Oil Price: US Intervention, falling crude inventories and China's energy woes cause ripples in the crude oil markets

 

Chinese coal imports

The price of crude oil fell again on Friday, having crossed the psychologically significant $80 a barrel for Brent on Wednesday, wiping off the gains of the last two days.

As of 09:30 GMT, the prices were at $74.26 and $77.60 respectively.

The sentiments that triggered off the fall may have stemmed from the combination of three crucial factors: the explicit US intervention, asking the OPEC+ to produce more oil soon as the prices at this level are damaging to the global economy; rising US crude inventories, despite the forecasts to the contrary; China’s power shortages, coupled with slowing economy and growing political rivalries with its regional neighbours – and beyond.

The unusual announcement by Jake Sullivan, the US National Security Advisor that he would take up the issue of rising oil price with Saudi Arabia, the de factor leader of the OPEC, despite that not being in the administrative domain of the top official, immediately affected the crude oil markets. On Thursday, Jen Psaki, the White House Press Secretary, expressed the same sentiment.

Analysts believe that the OPEC+ will not be able to resist the move this time, especially when the next meeting of the cartel is just  a couple of days away.

On one hand, the relation between Saudi Arabia and the US is at an all-time-low at present and it is highly unlikely that the Kingdom would take any measure to widen the gap even further at the expense of its own security.

On the other hand, the US will release some of its vast Strategic Petroleum Reserves, if it does not see any progress on this front and its pleas fall on deaf ears of the major producers in the Middle East.

The US crude oil inventories, meanwhile, rose sharply eclipsing the predictions of rising demand: the API, American Petroleum Institute, said this week there was a build of 4.127 million barrels in the US crude inventories, when the forecast was a loss of 2.33 million barrels.

The multiple concerns about the state of Chinese economy, meanwhile, tower above the other factors by a wide margin as far as the crude oil markets are concerned.
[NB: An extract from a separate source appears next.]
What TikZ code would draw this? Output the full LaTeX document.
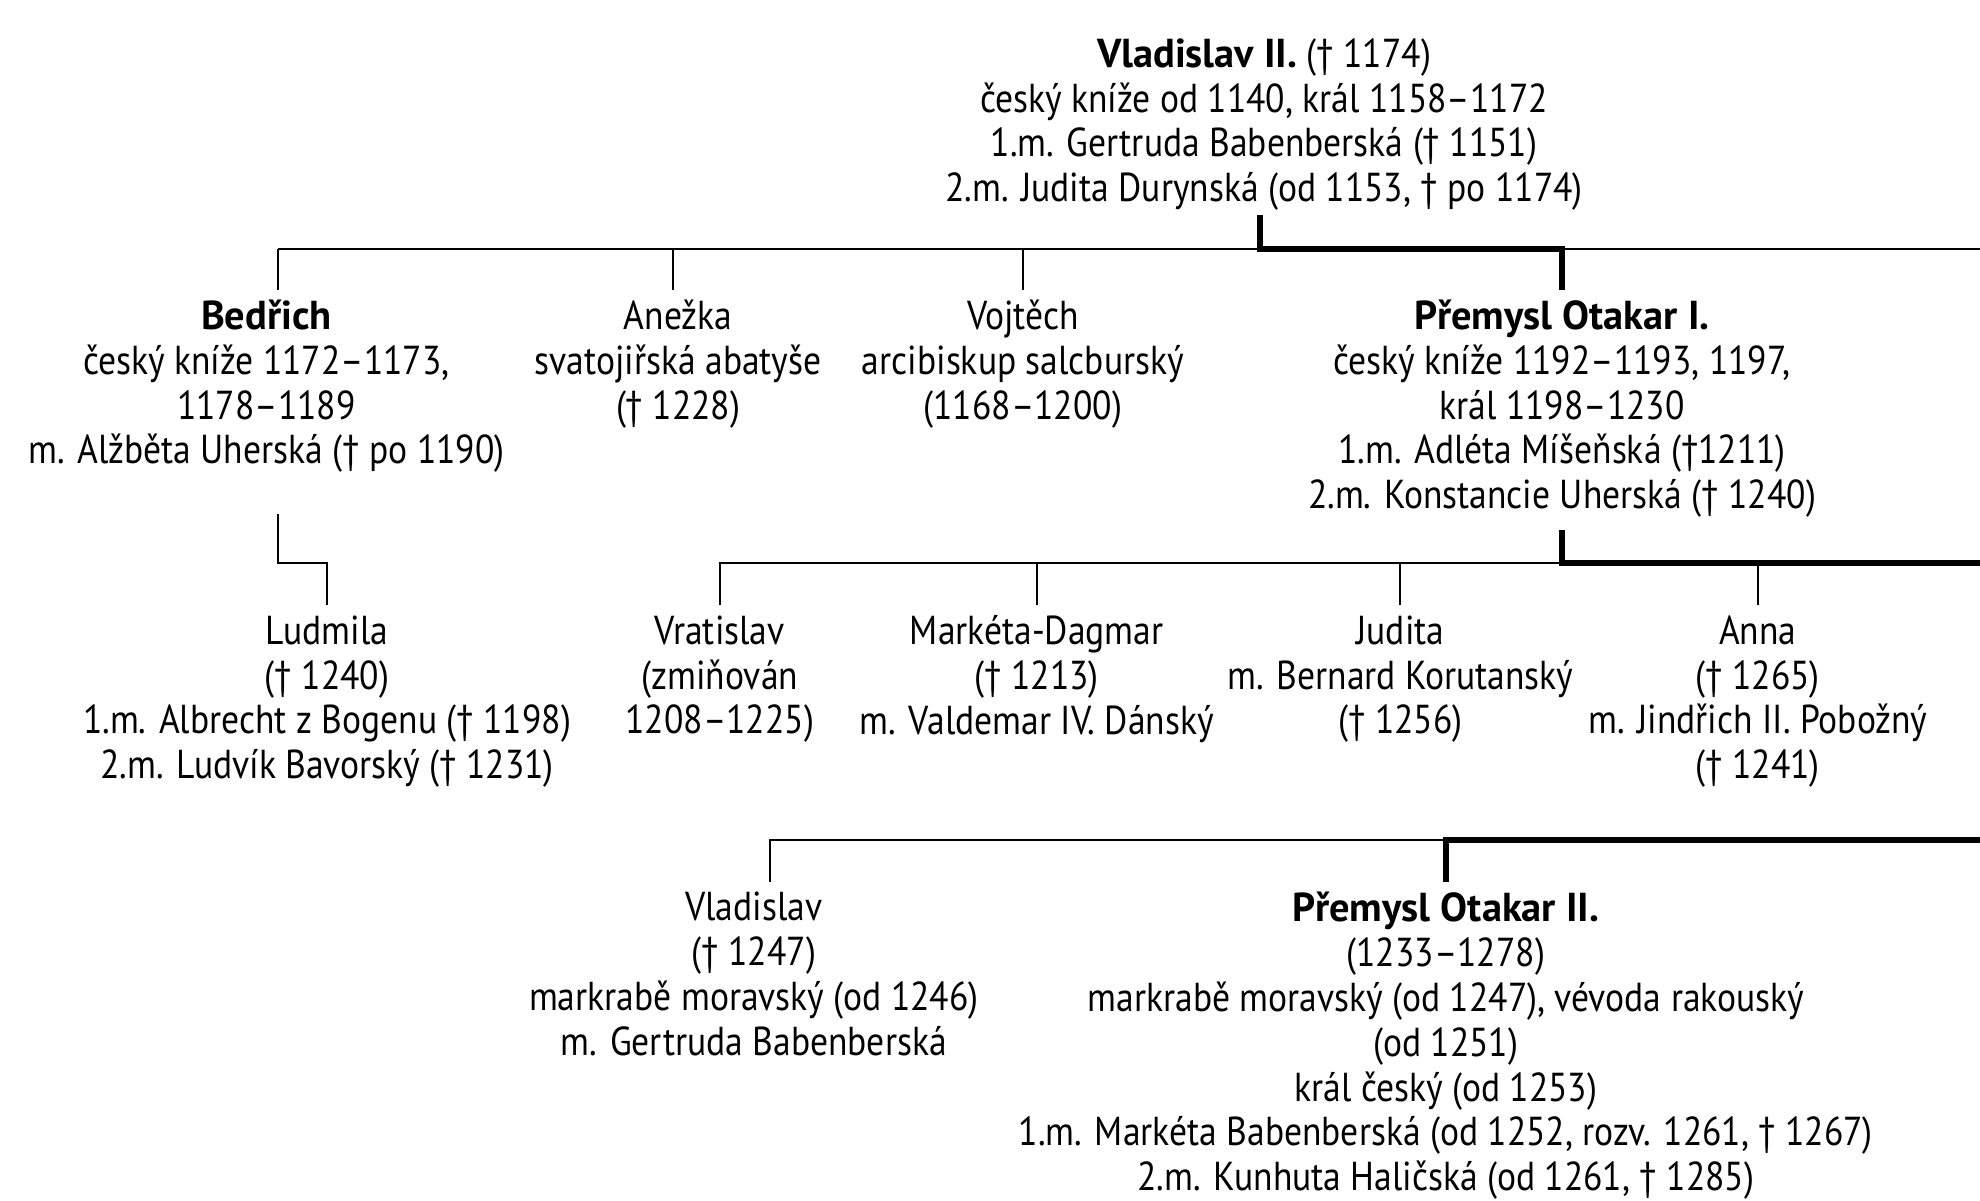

At present, crude oil markets are baffled by the conflicting signals that come from China: on one hand, China, in line with the developed world, is pledging to cut down on its use of coal for energy generation; on the other hand, faced with power shortages in certain regions, it appears to be gearing up to import oil, gas and of course, coal at ‘all cost’.

If the worrying developments in China, the world’s second largest economy, are not addressed in time, it will spread like wild fire in the South East Asia much faster than policy makers anticipate; the markets in the region are already jittery over inevitable supply-chain issues.

Unfortunately, if remedial collective measures are not taken in time, it will not just be limited to the region in question. It will spill over to the rest of the world in no time.

The shortage of computer chips and its impact on global manufacturing, especially in the car productions,  is a classic case in point.

It is true that China is coming down hard on certain sectors in order to curb what it sees as the wanton excesses of the capitalism - under the slogan of ‘common prosperity’.

President Xi, who hails from rural China – and then gradually rose to the top position – must have seen the damage to the society on his watch in general, in the absence of certain ‘brakes’; time and again, he highlighted the corruption of certain officials and some sections of China’s vast economy.

In short, President Xi must have felt that the exponential growth of the Chinese economy at the expense of its rural communities is neither sustainable nor socially cohesive that could, in the end, result in an alarming internal migration in search of prosperity.

The numbers speak for themselves: in 2010, China’s rural and urban population stood at 671 million and 669 million respectively. In 2020, according to the latest census, the same figures stood at 509 million and 901 million respectively – nearly doubled - showing the gravity of the challenge faced by China.

The migration that had been increasing over a decade must have given the impetus for over-zealous developers to embark upon gigantic projects to make apartments, disparagingly termed as ‘concrete jungles’, a significant number of which just lie vacant that in turn has now become the focus of the international financiers.

The financial woes of the troubled Evergrande, in this context, may be just the tip of a very large iceberg.

Analysts hope China will take the interests of its neighbours and the West much more seriously in order to tackle the serious internal issues, some of which are inextricable linked to the various external players; the coal issue involving Australia is a case in point.

Recently, President Xi made a call to President Biden and by coincidence the Chief Financial Officer of the mobile giant, Huawei, saw her freedom along with that of two Canadian citizens.

The quiet diplomacy that worked in this case, if extended,  has the potential to make similar changes in many other areas of global significance, if leaders look beyond their immediate political realms.